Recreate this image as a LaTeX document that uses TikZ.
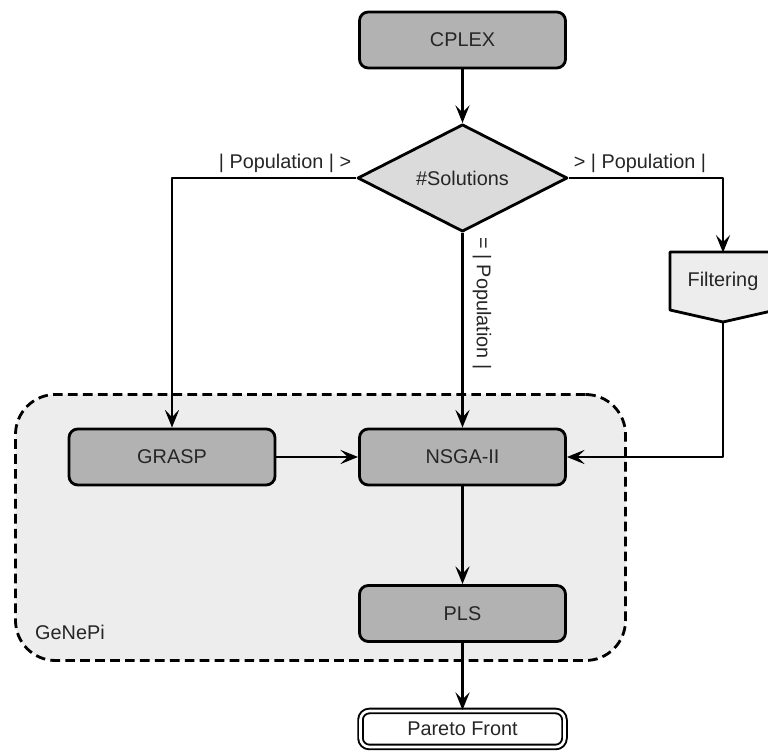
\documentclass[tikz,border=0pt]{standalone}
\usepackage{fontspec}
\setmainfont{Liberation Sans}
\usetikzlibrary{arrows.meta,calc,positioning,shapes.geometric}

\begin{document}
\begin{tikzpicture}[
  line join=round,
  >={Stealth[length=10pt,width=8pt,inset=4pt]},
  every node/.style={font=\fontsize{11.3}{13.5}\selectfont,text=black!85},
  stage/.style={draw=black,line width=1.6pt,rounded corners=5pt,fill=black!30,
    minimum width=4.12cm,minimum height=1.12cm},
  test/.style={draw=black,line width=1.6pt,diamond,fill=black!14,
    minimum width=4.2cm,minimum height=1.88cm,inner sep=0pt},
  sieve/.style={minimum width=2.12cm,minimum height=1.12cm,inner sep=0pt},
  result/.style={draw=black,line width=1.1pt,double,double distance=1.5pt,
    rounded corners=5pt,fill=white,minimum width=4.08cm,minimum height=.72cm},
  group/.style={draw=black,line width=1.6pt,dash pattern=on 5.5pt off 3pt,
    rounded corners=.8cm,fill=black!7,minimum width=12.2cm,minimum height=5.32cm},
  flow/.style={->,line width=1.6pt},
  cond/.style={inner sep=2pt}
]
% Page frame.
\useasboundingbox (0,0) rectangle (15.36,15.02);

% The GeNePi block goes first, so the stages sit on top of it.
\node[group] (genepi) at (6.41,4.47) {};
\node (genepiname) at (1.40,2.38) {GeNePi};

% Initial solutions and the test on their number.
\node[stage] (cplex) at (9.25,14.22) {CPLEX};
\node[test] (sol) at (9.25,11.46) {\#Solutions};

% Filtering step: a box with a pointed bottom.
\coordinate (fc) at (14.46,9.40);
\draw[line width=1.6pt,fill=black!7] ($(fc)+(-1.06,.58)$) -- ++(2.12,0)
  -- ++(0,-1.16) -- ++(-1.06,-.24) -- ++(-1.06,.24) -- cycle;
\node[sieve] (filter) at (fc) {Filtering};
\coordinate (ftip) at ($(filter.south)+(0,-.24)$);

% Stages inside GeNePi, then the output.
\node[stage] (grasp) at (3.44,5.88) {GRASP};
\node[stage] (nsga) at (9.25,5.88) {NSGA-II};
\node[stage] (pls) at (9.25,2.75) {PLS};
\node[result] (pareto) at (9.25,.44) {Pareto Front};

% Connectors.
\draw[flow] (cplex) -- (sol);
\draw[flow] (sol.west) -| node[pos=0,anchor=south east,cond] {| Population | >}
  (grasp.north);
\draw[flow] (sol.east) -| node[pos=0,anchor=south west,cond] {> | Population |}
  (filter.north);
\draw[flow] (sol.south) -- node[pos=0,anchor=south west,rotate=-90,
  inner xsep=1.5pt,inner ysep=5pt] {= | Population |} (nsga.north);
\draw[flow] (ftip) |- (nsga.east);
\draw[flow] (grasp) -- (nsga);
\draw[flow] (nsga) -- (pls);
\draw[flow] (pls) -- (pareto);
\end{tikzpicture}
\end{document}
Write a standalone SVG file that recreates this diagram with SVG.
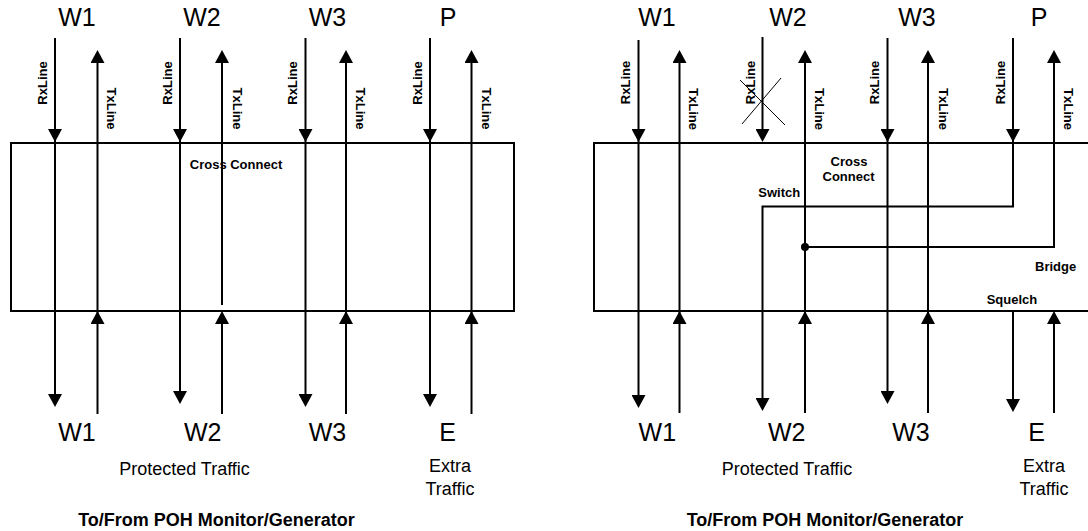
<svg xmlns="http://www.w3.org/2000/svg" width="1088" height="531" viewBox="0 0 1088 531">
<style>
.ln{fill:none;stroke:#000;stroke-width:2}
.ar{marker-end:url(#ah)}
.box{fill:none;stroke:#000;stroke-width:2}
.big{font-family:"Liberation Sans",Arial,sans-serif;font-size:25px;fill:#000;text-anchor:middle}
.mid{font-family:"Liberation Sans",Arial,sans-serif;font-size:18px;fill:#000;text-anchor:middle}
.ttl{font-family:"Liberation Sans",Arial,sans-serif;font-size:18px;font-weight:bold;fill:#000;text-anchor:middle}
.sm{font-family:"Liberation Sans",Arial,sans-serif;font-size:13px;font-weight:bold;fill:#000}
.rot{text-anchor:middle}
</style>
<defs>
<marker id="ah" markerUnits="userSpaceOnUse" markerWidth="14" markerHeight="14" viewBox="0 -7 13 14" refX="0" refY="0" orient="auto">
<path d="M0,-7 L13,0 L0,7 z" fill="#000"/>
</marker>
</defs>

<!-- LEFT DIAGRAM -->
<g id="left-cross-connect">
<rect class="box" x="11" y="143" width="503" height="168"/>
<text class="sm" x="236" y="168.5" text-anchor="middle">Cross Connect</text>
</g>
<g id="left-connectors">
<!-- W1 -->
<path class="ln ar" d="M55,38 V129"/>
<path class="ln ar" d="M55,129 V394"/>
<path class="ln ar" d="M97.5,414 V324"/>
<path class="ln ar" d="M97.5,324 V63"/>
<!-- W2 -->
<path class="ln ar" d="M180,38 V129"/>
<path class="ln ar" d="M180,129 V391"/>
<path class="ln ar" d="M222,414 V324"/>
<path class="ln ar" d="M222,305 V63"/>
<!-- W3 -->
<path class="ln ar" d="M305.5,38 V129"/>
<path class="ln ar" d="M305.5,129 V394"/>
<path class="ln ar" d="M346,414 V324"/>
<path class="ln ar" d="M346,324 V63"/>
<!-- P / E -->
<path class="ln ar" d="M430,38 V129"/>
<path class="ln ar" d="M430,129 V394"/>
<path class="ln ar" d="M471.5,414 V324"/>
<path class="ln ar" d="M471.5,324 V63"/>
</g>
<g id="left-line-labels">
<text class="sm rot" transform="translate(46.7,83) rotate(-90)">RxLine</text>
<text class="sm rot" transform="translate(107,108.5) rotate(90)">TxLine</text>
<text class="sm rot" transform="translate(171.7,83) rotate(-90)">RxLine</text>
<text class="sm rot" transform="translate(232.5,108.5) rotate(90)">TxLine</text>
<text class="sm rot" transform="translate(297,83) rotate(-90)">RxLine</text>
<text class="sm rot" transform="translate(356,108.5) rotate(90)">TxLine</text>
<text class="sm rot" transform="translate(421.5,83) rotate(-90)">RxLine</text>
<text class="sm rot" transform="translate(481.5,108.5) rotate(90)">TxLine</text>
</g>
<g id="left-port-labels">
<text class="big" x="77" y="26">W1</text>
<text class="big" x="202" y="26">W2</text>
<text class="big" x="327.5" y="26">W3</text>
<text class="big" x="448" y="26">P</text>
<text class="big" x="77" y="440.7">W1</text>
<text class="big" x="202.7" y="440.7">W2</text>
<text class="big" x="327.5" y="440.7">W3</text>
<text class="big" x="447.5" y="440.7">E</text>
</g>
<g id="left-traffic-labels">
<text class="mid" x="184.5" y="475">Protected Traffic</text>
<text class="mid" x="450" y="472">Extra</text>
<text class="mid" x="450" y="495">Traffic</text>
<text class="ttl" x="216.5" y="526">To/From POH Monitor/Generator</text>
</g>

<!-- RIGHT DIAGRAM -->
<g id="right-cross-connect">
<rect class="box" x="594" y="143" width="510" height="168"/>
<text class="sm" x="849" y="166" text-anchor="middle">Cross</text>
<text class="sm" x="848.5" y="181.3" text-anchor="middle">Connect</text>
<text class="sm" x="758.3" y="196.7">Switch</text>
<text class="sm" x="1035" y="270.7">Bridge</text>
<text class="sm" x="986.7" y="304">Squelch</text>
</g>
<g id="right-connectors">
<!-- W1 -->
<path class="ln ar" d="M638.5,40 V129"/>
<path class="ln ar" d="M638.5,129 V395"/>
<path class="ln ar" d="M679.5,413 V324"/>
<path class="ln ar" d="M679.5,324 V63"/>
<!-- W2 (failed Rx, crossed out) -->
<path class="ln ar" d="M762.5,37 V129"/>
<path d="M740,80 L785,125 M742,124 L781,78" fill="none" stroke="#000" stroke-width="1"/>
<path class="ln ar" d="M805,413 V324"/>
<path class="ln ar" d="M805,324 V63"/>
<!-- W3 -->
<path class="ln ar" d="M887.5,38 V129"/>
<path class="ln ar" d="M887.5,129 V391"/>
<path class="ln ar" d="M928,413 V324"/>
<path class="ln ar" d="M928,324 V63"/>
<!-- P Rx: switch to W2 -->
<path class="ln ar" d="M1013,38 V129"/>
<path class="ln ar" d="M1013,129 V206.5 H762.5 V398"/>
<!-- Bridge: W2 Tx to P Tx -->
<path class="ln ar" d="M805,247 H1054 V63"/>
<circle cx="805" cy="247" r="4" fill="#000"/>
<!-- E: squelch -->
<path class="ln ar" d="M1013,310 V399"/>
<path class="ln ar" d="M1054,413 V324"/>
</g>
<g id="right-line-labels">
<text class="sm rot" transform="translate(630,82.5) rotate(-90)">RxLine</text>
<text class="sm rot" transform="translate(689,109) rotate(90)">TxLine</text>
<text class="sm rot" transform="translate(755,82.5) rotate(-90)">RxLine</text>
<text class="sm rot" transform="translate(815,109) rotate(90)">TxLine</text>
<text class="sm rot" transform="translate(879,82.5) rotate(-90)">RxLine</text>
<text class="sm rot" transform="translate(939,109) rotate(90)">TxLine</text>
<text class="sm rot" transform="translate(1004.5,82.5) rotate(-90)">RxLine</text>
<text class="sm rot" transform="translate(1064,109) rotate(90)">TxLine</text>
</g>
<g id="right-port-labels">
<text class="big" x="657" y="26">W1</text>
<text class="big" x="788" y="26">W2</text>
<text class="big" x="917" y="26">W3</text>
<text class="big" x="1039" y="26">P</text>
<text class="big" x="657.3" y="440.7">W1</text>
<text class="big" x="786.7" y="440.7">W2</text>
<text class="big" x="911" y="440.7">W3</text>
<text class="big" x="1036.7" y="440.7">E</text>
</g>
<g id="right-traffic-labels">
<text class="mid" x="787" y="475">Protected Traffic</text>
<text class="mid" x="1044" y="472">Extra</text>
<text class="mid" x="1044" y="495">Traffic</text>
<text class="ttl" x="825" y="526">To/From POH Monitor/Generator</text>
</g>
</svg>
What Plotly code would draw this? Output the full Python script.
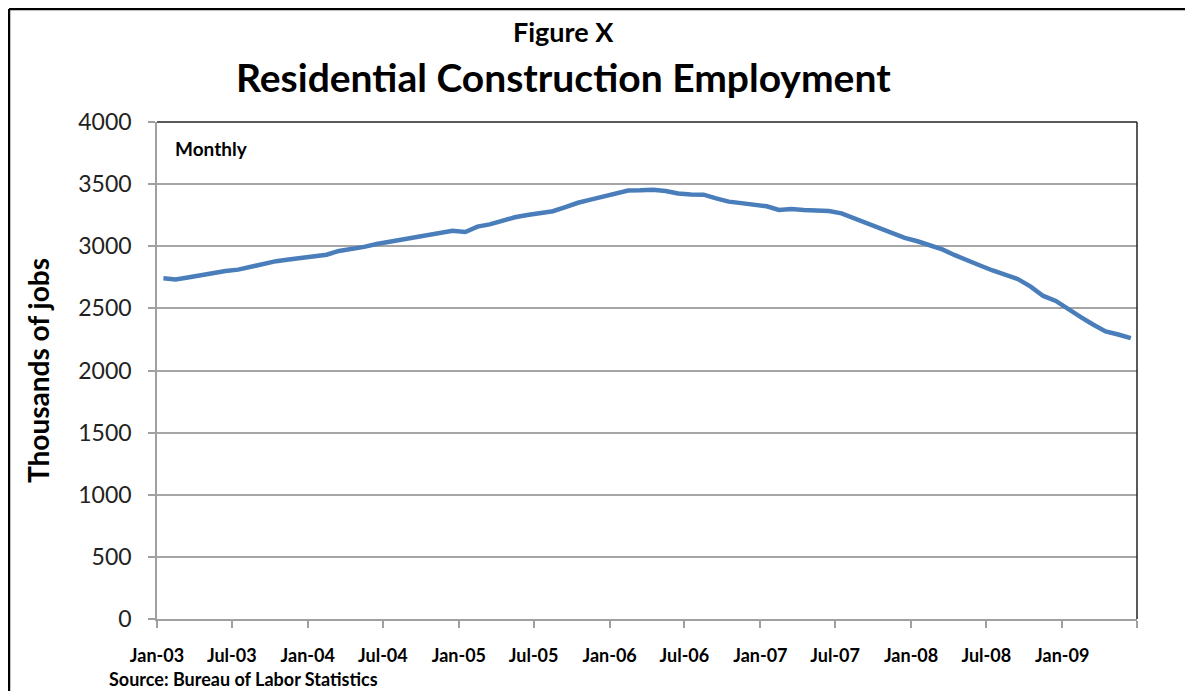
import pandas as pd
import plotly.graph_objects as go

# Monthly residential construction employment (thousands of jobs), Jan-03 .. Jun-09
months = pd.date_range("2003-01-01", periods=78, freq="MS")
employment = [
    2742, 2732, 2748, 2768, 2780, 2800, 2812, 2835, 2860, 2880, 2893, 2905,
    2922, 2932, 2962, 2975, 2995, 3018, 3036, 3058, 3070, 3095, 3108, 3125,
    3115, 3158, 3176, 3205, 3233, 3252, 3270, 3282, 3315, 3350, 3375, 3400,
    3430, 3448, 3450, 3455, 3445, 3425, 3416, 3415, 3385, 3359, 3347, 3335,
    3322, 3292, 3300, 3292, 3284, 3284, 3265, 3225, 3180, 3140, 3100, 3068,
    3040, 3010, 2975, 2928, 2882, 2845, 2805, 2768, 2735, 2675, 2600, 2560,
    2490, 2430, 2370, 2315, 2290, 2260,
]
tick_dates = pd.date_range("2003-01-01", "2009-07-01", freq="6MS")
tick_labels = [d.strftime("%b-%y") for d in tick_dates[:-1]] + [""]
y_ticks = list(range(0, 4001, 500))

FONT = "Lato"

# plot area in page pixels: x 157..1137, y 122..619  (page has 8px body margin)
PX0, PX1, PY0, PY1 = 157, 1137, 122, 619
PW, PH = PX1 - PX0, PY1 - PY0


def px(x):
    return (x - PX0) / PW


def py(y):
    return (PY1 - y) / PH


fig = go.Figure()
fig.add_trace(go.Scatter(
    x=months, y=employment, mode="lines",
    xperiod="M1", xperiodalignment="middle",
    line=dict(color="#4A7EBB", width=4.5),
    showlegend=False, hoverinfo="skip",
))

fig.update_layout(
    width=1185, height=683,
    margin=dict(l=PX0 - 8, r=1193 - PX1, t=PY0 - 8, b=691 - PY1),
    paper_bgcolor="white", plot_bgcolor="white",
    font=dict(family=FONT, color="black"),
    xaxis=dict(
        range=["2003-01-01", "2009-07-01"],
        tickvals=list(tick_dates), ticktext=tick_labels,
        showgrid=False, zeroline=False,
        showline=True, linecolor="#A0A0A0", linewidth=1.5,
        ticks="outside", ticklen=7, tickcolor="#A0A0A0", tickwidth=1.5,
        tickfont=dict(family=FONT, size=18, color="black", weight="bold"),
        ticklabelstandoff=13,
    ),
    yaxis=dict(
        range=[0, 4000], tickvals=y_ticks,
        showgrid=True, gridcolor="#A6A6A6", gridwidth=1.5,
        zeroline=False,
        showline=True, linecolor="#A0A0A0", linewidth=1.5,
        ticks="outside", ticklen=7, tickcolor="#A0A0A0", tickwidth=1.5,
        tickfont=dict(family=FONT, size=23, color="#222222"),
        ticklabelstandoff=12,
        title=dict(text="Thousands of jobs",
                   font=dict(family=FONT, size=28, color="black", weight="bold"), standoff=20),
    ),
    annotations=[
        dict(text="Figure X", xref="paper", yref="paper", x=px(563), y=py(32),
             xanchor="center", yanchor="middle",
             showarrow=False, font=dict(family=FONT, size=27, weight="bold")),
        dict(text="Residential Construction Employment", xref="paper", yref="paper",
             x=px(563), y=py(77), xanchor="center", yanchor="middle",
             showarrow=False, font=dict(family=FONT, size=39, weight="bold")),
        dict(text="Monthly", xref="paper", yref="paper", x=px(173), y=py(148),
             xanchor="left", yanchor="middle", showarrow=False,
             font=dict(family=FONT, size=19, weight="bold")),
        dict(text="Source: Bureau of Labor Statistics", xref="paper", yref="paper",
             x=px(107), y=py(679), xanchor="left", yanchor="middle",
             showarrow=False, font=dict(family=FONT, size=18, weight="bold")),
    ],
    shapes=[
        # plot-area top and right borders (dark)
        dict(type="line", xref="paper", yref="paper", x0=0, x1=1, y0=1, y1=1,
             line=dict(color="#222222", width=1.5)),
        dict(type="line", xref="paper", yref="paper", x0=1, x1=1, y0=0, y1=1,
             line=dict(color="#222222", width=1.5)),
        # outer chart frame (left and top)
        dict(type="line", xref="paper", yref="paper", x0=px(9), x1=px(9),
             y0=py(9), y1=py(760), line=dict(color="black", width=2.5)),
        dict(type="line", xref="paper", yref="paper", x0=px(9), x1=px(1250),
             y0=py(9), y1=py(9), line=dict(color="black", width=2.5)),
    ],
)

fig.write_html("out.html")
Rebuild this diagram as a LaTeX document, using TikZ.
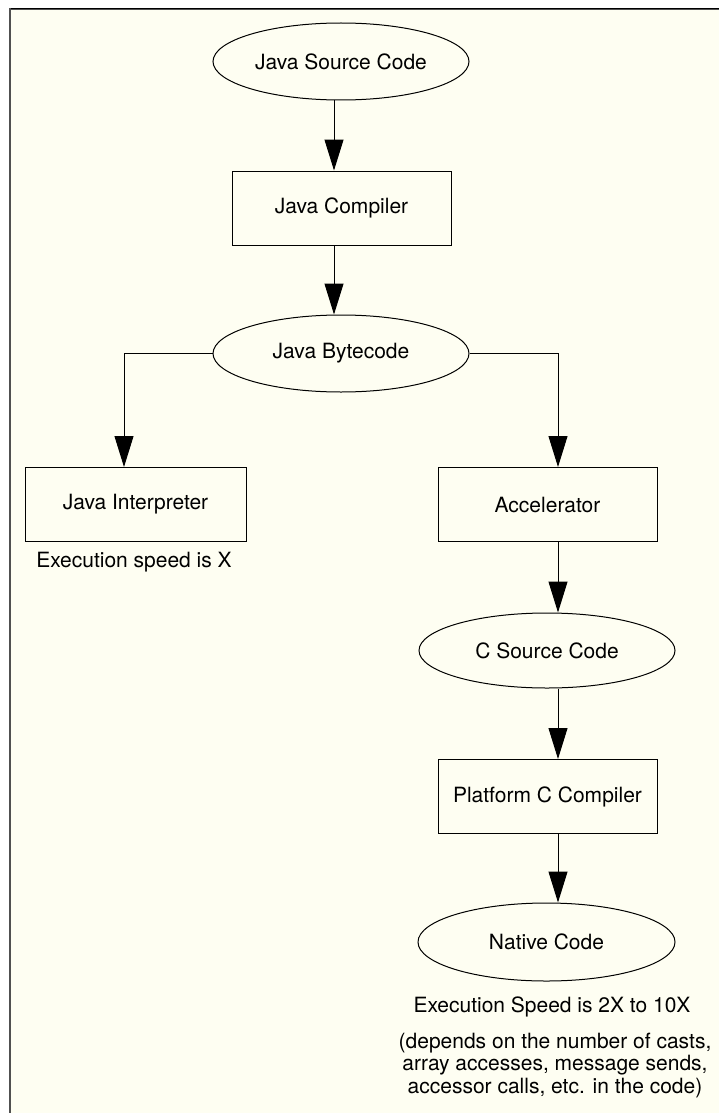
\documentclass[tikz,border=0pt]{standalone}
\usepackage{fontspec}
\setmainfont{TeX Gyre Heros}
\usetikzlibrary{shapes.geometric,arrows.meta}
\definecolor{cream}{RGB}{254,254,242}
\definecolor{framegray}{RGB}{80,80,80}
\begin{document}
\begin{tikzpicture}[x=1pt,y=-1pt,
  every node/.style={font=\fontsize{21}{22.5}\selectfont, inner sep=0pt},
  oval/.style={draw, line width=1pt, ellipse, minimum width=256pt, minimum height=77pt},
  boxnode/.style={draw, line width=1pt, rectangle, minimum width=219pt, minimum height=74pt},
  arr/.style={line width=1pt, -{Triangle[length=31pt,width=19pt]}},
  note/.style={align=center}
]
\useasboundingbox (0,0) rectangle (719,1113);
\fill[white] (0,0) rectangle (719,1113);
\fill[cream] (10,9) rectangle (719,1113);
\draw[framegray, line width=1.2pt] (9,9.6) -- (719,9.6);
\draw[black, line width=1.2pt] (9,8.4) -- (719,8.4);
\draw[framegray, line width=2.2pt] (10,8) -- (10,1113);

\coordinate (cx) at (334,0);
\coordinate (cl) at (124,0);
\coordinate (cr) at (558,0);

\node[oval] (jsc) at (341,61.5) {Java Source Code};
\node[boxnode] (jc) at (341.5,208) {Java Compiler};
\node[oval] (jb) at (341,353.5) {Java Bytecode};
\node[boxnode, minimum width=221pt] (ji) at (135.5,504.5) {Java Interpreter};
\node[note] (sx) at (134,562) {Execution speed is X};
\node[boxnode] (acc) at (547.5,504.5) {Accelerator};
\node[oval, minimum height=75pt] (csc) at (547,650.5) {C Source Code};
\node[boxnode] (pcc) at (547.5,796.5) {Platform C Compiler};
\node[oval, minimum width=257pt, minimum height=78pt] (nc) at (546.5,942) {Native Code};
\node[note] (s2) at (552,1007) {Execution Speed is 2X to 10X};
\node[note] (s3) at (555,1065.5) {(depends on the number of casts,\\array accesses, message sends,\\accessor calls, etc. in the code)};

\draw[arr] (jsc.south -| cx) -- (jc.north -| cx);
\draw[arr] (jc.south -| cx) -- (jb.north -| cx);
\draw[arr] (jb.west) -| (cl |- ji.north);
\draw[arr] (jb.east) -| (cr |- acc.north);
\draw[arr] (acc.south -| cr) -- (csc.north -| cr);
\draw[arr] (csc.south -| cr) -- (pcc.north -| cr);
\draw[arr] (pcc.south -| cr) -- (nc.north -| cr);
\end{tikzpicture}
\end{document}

_ _ _

(WHAT IS EXPECTED) Repeat the lines of the listing above verbatim, beginning at its first line and ending at the line containing "(pareto) at (9.25,.44)", which is included. Omit pictures.

(COMPLETE RESPONSE)
Recreate this image as a LaTeX document that uses TikZ.
\documentclass[tikz,border=0pt]{standalone}
\usepackage{fontspec}
\setmainfont{Liberation Sans}
\usetikzlibrary{arrows.meta,calc,positioning,shapes.geometric}

\begin{document}
\begin{tikzpicture}[
  line join=round,
  >={Stealth[length=10pt,width=8pt,inset=4pt]},
  every node/.style={font=\fontsize{11.3}{13.5}\selectfont,text=black!85},
  stage/.style={draw=black,line width=1.6pt,rounded corners=5pt,fill=black!30,
    minimum width=4.12cm,minimum height=1.12cm},
  test/.style={draw=black,line width=1.6pt,diamond,fill=black!14,
    minimum width=4.2cm,minimum height=1.88cm,inner sep=0pt},
  sieve/.style={minimum width=2.12cm,minimum height=1.12cm,inner sep=0pt},
  result/.style={draw=black,line width=1.1pt,double,double distance=1.5pt,
    rounded corners=5pt,fill=white,minimum width=4.08cm,minimum height=.72cm},
  group/.style={draw=black,line width=1.6pt,dash pattern=on 5.5pt off 3pt,
    rounded corners=.8cm,fill=black!7,minimum width=12.2cm,minimum height=5.32cm},
  flow/.style={->,line width=1.6pt},
  cond/.style={inner sep=2pt}
]
% Page frame.
\useasboundingbox (0,0) rectangle (15.36,15.02);

% The GeNePi block goes first, so the stages sit on top of it.
\node[group] (genepi) at (6.41,4.47) {};
\node (genepiname) at (1.40,2.38) {GeNePi};

% Initial solutions and the test on their number.
\node[stage] (cplex) at (9.25,14.22) {CPLEX};
\node[test] (sol) at (9.25,11.46) {\#Solutions};

% Filtering step: a box with a pointed bottom.
\coordinate (fc) at (14.46,9.40);
\draw[line width=1.6pt,fill=black!7] ($(fc)+(-1.06,.58)$) -- ++(2.12,0)
  -- ++(0,-1.16) -- ++(-1.06,-.24) -- ++(-1.06,.24) -- cycle;
\node[sieve] (filter) at (fc) {Filtering};
\coordinate (ftip) at ($(filter.south)+(0,-.24)$);

% Stages inside GeNePi, then the output.
\node[stage] (grasp) at (3.44,5.88) {GRASP};
\node[stage] (nsga) at (9.25,5.88) {NSGA-II};
\node[stage] (pls) at (9.25,2.75) {PLS};
\node[result] (pareto) at (9.25,.44) {Pareto Front};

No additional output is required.